Grabbing an Interrupt for a Brain-dead PCI Device

Geert Uytterhoeven geert at linux-m68k.org
Wed Mar 8 08:00:10 EST 2000


On Tue, 7 Mar 2000, Grant Erickson wrote:
> So, unfortunately, I didn't do the design for this "dumb" PCI device and
> neither can I fix its shortcomings in these regards.

Hmm... That's bad luck. Then you have to do some things manually (read: in your
own code).

> Below, we've acknowledged and discovered how to sort of work-around the
> problem of the invalid vendor ID and the base address. Now, I've yet
> another problem.
>
> The device has an interrupt at INTA#. Unfortunately, the device being dumb
> as it is, doesn't utilize the interrupt pin register to advertise that it
> does in fact have an interrupt there. So, I assume that once again, the
> PROM doesn't give it one.
>
> Is there a way, in Linux, for me to programmatically and manually assign
> an interrupt to this device as might have been done in the PROM? I'm
> guessing I have to twiddle some registers in the North Bridge, correct?

In most machines, PCI interrupt routing is hardwired on the motherboard.  Hence
you probably don't have to program the North Bridge for that.

Furthermore the interrupt pin register is read-only on normal cards, and
initialized to INTA#. It's not used by the PCI device itself. The interrupt
number register is read-write and is only there so the PROM code (which is
supposed to know the interrupt routing on the motherboard) can fill in the
correct value and applications can read it back later.

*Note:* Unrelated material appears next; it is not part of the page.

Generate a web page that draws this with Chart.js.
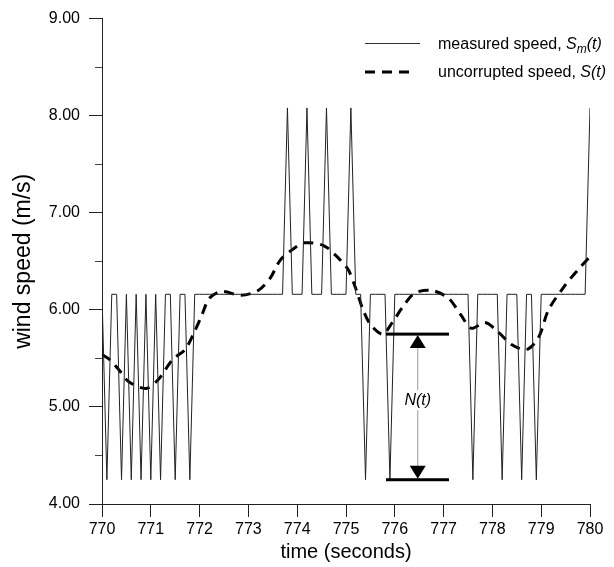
<!DOCTYPE html>
<html>

<head>
    <meta charset='utf-8'>
    <title>measured vs uncorrupted wind speed</title>
    <script src="https://cdn.jsdelivr.net/npm/chart.js@4.4.1/dist/chart.umd.min.js"></script>
    <style>
        body { margin: 0; background: #fff; }
    </style>
</head>

<body>
    <canvas id="myChart" width="614" height="567"></canvas>
    <script>
        // sample times (s), 0.1 s apart
        const times = [
            770.0, 770.1, 770.2, 770.3, 770.4, 770.5, 770.6, 770.7, 770.8, 770.9,
            771.0, 771.1, 771.2, 771.3, 771.4, 771.5, 771.6, 771.7, 771.8, 771.9,
            772.0, 772.1, 772.2, 772.3, 772.4, 772.5, 772.6, 772.7, 772.8, 772.9,
            773.0, 773.1, 773.2, 773.3, 773.4, 773.5, 773.6, 773.7, 773.8, 773.9,
            774.0, 774.1, 774.2, 774.3, 774.4, 774.5, 774.6, 774.7, 774.8, 774.9,
            775.0, 775.1, 775.2, 775.3, 775.4, 775.5, 775.6, 775.7, 775.8, 775.9,
            776.0, 776.1, 776.2, 776.3, 776.4, 776.5, 776.6, 776.7, 776.8, 776.9,
            777.0, 777.1, 777.2, 777.3, 777.4, 777.5, 777.6, 777.7, 777.8, 777.9,
            778.0, 778.1, 778.2, 778.3, 778.4, 778.5, 778.6, 778.7, 778.8, 778.9,
            779.0, 779.1, 779.2, 779.3, 779.4, 779.5, 779.6, 779.7, 779.8, 779.9,
            780.0
        ];
        // measured speed S_m(t), m/s
        const measuredSpeed = [
            6.16, 4.25, 6.16, 6.16, 4.25, 6.16, 4.25, 6.16, 4.25, 6.16,
            4.25, 6.16, 4.25, 6.16, 6.16, 4.25, 6.16, 6.16, 4.25, 6.16,
            6.16, 6.16, 6.16, 6.16, 6.16, 6.16, 6.16, 6.16, 6.16, 6.16,
            6.16, 6.16, 6.16, 6.16, 6.16, 6.16, 6.16, 6.16, 8.08, 6.16,
            6.16, 6.16, 8.08, 6.16, 6.16, 6.16, 8.08, 6.16, 6.16, 6.16,
            6.16, 8.08, 6.16, 6.16, 4.25, 6.16, 6.16, 6.16, 6.16, 4.25,
            6.16, 6.16, 6.16, 6.16, 6.16, 6.16, 6.16, 6.16, 6.16, 6.16,
            6.16, 6.16, 6.16, 6.16, 6.16, 6.16, 4.25, 6.16, 6.16, 6.16,
            6.16, 6.16, 4.25, 6.16, 6.16, 6.16, 4.25, 6.16, 6.16, 4.25,
            6.16, 6.16, 6.16, 6.16, 6.16, 6.16, 6.16, 6.16, 6.16, 6.16,
            8.08
        ];
        // uncorrupted speed S(t)
        const trueTimes = [
            770.0, 770.15, 770.35, 770.55, 770.9, 771.15, 771.45, 771.7, 771.9, 772.05,
            772.2, 772.45, 772.85, 773.2, 773.45, 773.65, 773.9, 774.15, 774.55, 774.85,
            775.05, 775.2, 775.35, 775.5, 775.75, 775.95, 776.15, 776.4, 776.75, 777.1,
            777.35, 777.57, 777.85, 778.1, 778.4, 778.7, 778.95, 779.15, 779.5, 779.75,
            780.0
        ];
        const trueSpeed = [
            5.54, 5.49, 5.38, 5.26, 5.19, 5.28, 5.49, 5.59, 5.78, 5.95,
            6.12, 6.19, 6.15, 6.20, 6.33, 6.51, 6.62, 6.69, 6.66, 6.53,
            6.41, 6.22, 6.00, 5.85, 5.75, 5.87, 6.02, 6.17, 6.20, 6.12,
            5.95, 5.81, 5.87, 5.78, 5.64, 5.59, 5.72, 6.00, 6.26, 6.41,
            6.55
        ];
        const minorYTicks = [4.5, 5.5, 6.5, 7.5, 8.5];

        // N(t) marker: bar span in time, levels in m/s
        const noiseSpan = [775.82, 777.11];
        const noiseLevels = [5.75, 4.25];
        const noiseArrowAt = 776.47;
        const noiseLabelAt = 5.07;

        const FONT = '"Liberation Sans", Arial, sans-serif';

        const extras = {
            id: 'extras',
            afterDraw(chart) {
                const { ctx, scales: { x, y } } = chart;
                ctx.save();

                // short minor ticks on the y axis
                ctx.strokeStyle = '#444';
                ctx.lineWidth = 1;
                minorYTicks.forEach(v => {
                    const py = Math.round(y.getPixelForValue(v)) + 0.5;
                    ctx.beginPath();
                    ctx.moveTo(x.left - 7, py);
                    ctx.lineTo(x.left, py);
                    ctx.stroke();
                });

                // N(t) bars and arrow
                const l = x.getPixelForValue(noiseSpan[0]);
                const r = x.getPixelForValue(noiseSpan[1]);
                const top = y.getPixelForValue(noiseLevels[0]);
                const bot = y.getPixelForValue(noiseLevels[1]);
                const ax = x.getPixelForValue(noiseArrowAt);
                ctx.strokeStyle = '#999';
                ctx.beginPath();
                ctx.moveTo(ax, top + 12);
                ctx.lineTo(ax, bot - 12);
                ctx.stroke();
                ctx.fillStyle = '#000';
                ctx.fillRect(l, top - 1.5, r - l, 3);
                ctx.fillRect(l, bot - 1.5, r - l, 3);
                ctx.beginPath();
                ctx.moveTo(ax, top + 1);
                ctx.lineTo(ax - 8, top + 14);
                ctx.lineTo(ax + 8, top + 14);
                ctx.closePath();
                ctx.fill();
                ctx.beginPath();
                ctx.moveTo(ax, bot - 1);
                ctx.lineTo(ax - 8, bot - 14);
                ctx.lineTo(ax + 8, bot - 14);
                ctx.closePath();
                ctx.fill();

                const ly = y.getPixelForValue(noiseLabelAt);
                ctx.font = 'italic 16px ' + FONT;
                ctx.textAlign = 'center';
                ctx.textBaseline = 'middle';
                const tw = ctx.measureText('N(t)').width;
                ctx.fillStyle = '#fff';
                ctx.fillRect(ax - tw / 2 - 2, ly - 10, tw + 4, 20);
                ctx.fillStyle = '#000';
                ctx.fillText('N(t)', ax, ly);

                // legend
                ctx.textAlign = 'left';
                ctx.strokeStyle = '#333';
                ctx.lineWidth = 1;
                ctx.beginPath();
                ctx.moveTo(365, 43.5);
                ctx.lineTo(420, 43.5);
                ctx.stroke();
                ctx.strokeStyle = '#000';
                ctx.lineWidth = 3;
                ctx.setLineDash([10, 7]);
                ctx.beginPath();
                ctx.moveTo(365, 72);
                ctx.lineTo(410, 72);
                ctx.stroke();
                ctx.setLineDash([]);

                let tx = 438;
                ctx.font = '16px ' + FONT;
                ctx.fillText('measured speed, ', tx, 45);
                tx += ctx.measureText('measured speed, ').width;
                ctx.font = 'italic 16px ' + FONT;
                ctx.fillText('S', tx, 45);
                tx += ctx.measureText('S').width;
                ctx.font = 'italic 12px ' + FONT;
                ctx.fillText('m', tx, 50);
                tx += ctx.measureText('m').width;
                ctx.font = 'italic 16px ' + FONT;
                ctx.fillText('(t)', tx, 45);

                tx = 438;
                ctx.font = '16px ' + FONT;
                ctx.fillText('uncorrupted speed, ', tx, 73);
                tx += ctx.measureText('uncorrupted speed, ').width;
                ctx.font = 'italic 16px ' + FONT;
                ctx.fillText('S(t)', tx, 73);

                ctx.restore();
            }
        };

        const ctx = document.getElementById('myChart').getContext('2d');
        const myChart = new Chart(ctx, {
            type: 'line',
            data: {
                datasets: [{
                        label: 'measured speed',
                        data: times.map((t, i) => ({ x: t, y: measuredSpeed[i] })),
                        borderColor: '#222',
                        borderWidth: 1,
                        pointRadius: 0,
                        tension: 0
                    },
                    {
                        label: 'uncorrupted speed',
                        data: trueTimes.map((t, i) => ({ x: t, y: trueSpeed[i] })),
                        borderColor: '#000',
                        borderWidth: 3,
                        borderDash: [10, 7],
                        pointRadius: 0,
                        tension: 0.3
                    }
                ]
            },
            options: {
                responsive: false,
                animation: false,
                devicePixelRatio: 1,
                layout: { padding: { top: 17, right: 24, left: 0, bottom: 0 } },
                plugins: {
                    legend: { display: false },
                    tooltip: { enabled: false }
                },
                scales: {
                    x: {
                        type: 'linear',
                        min: 770,
                        max: 780,
                        afterFit: s => { s.height = 63; },
                        border: { display: true, color: '#222', width: 1 },
                        grid: { drawOnChartArea: false, drawTicks: true, tickLength: 13, tickColor: '#222' },
                        ticks: {
                            stepSize: 1,
                            autoSkip: false,
                            maxRotation: 0,
                            padding: 3,
                            color: '#000',
                            font: { family: FONT, size: 16 },
                            callback: v => String(v)
                        },
                        title: {
                            display: true,
                            text: 'time (seconds)',
                            color: '#000',
                            font: { family: FONT, size: 20 },
                            padding: { top: 0, bottom: 3 }
                        }
                    },
                    y: {
                        min: 4,
                        max: 9,
                        afterFit: s => { s.width = 102; },
                        border: { display: true, color: '#222', width: 1 },
                        grid: { drawOnChartArea: false, drawTicks: true, tickLength: 13, tickColor: '#222' },
                        ticks: {
                            stepSize: 1,
                            padding: 9,
                            color: '#000',
                            font: { family: FONT, size: 16 },
                            callback: v => v.toFixed(2)
                        },
                        title: {
                            display: true,
                            text: 'wind speed (m/s)',
                            color: '#000',
                            font: { family: FONT, size: 23 },
                            padding: { top: 10, bottom: 0 }
                        }
                    }
                }
            },
            plugins: [extras]
        });
    </script>
</body>

</html>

I think it's sufficient to let your PCI fixup code fix up the interrupt fields
in the struct pci_dev that corresponds to your weird device.

Good luck!

Gr{oetje,eeting}s,

						Geert

--
Geert Uytterhoeven -- There's lots of Linux beyond ia32 -- geert at linux-m68k.org

In personal conversations with technical people, I call myself a hacker. But
when I'm talking to journalists I just say "programmer" or something like that.